I have been inferencing LLAMA-13B and suddenly following error arose,
---------------------------------------------------------------------------
AssertionError Traceback (most recent call last)
<ipython-input-5-7820a34f7358> in <cell line: 3>()
1 # GPU
2 lcpp_llm = None
----> 3 lcpp_llm = Llama(
4 model_path=model_path,
5 # n_gqa = 8,
/usr/local/lib/python3.10/dist-packages/llama_cpp/llama.py in __init__(self, model_path, n_ctx, n_parts, n_gpu_layers, seed, f16_kv, logits_all, vocab_only, use_mmap, use_mlock, embedding, n_threads, n_batch, last_n_tokens_size, lora_base, lora_path, low_vram, tensor_split, rope_freq_base, rope_freq_scale, n_gqa, rms_norm_eps, mul_mat_q, verbose)
321 self.model_path.encode("utf-8"), self.params
322 )
--> 323 assert self.model is not None
324
325 if verbose:
AssertionError:
from
# GPU
lcpp_llm = None
lcpp_llm = Llama(
model_path=model_path,
# n_gqa = 8,
n_threads=2, # CPU cores,
n_ctx = 4096,
n_batch=512, # Should be between 1 and n_ctx, consider the amount of VRAM in your GPU.
n_gpu_layers=32 # Change this value based on your model and your GPU VRAM pool.
)
The following is model_path:
model_path = hf_hub_download(repo_id=model_name_or_path, filename=model_basename)
and base models as:
model_name_or_path = "TheBloke/Vigogne-2-13B-Instruct-GGML"

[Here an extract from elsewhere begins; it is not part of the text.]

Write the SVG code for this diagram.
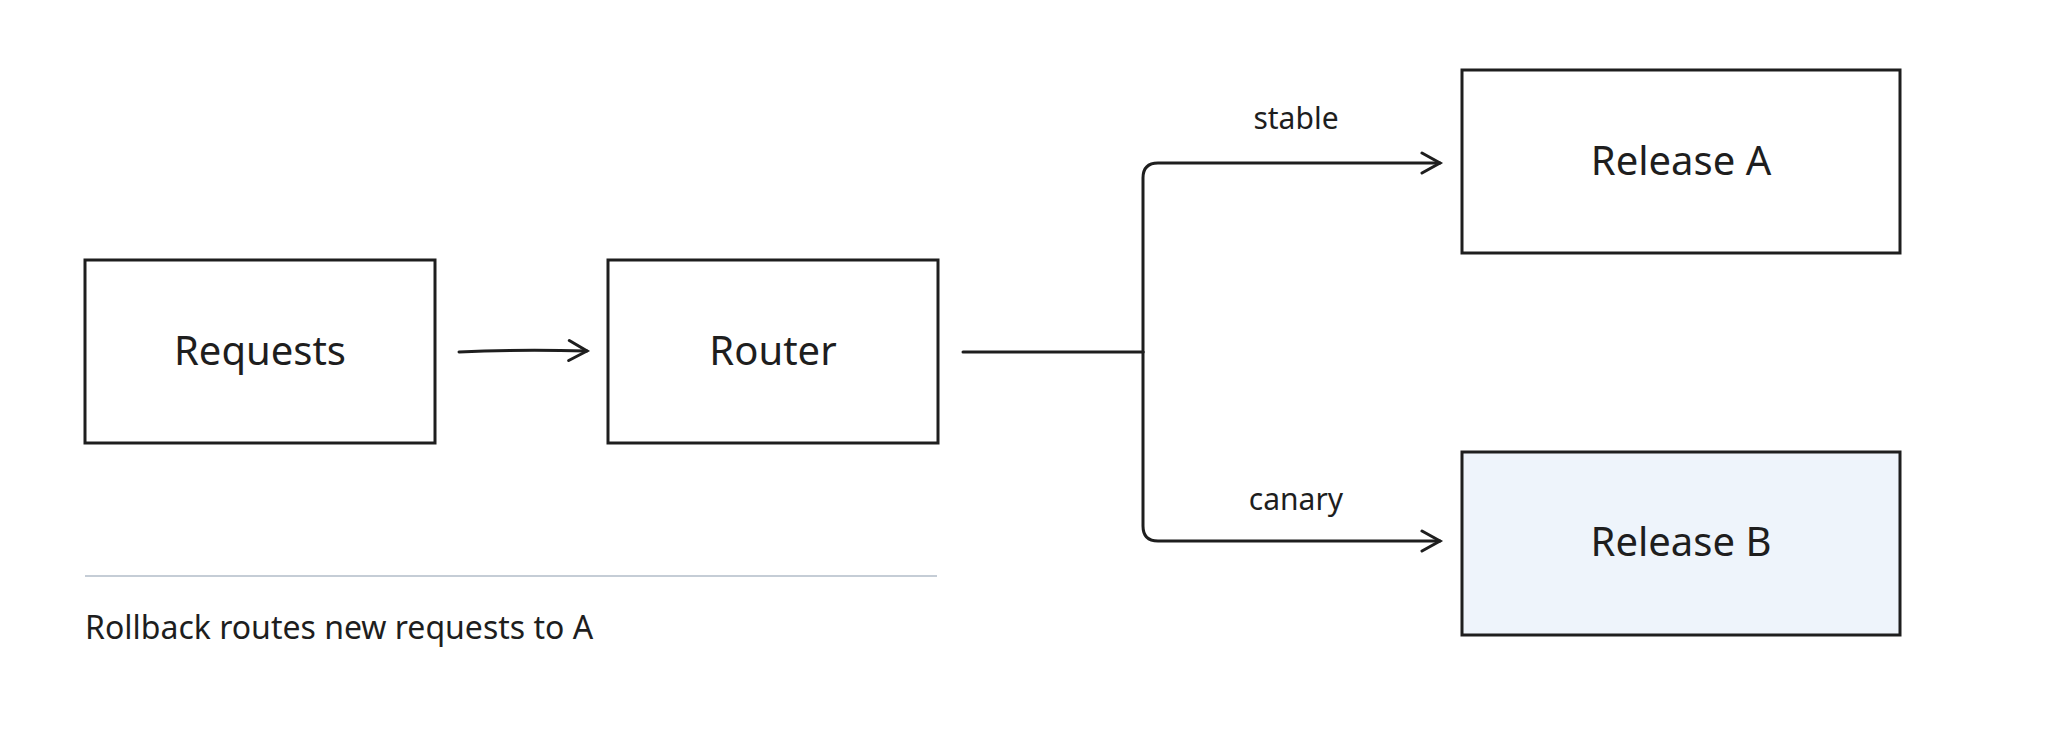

model_basename = "vigogne-2-13b-instruct.ggmlv3.q5_1.bin" # the model is in bin format
Is anyone aware of this type of error?
Following colab notebook contains the code : https://colab.research.google.com/drive/1aRmF7r-hk9l0JTKwbwWk9LLnZOSn36Mf?usp=sharing
Using v0.1.78 for llama-cpp-python will solve the issue.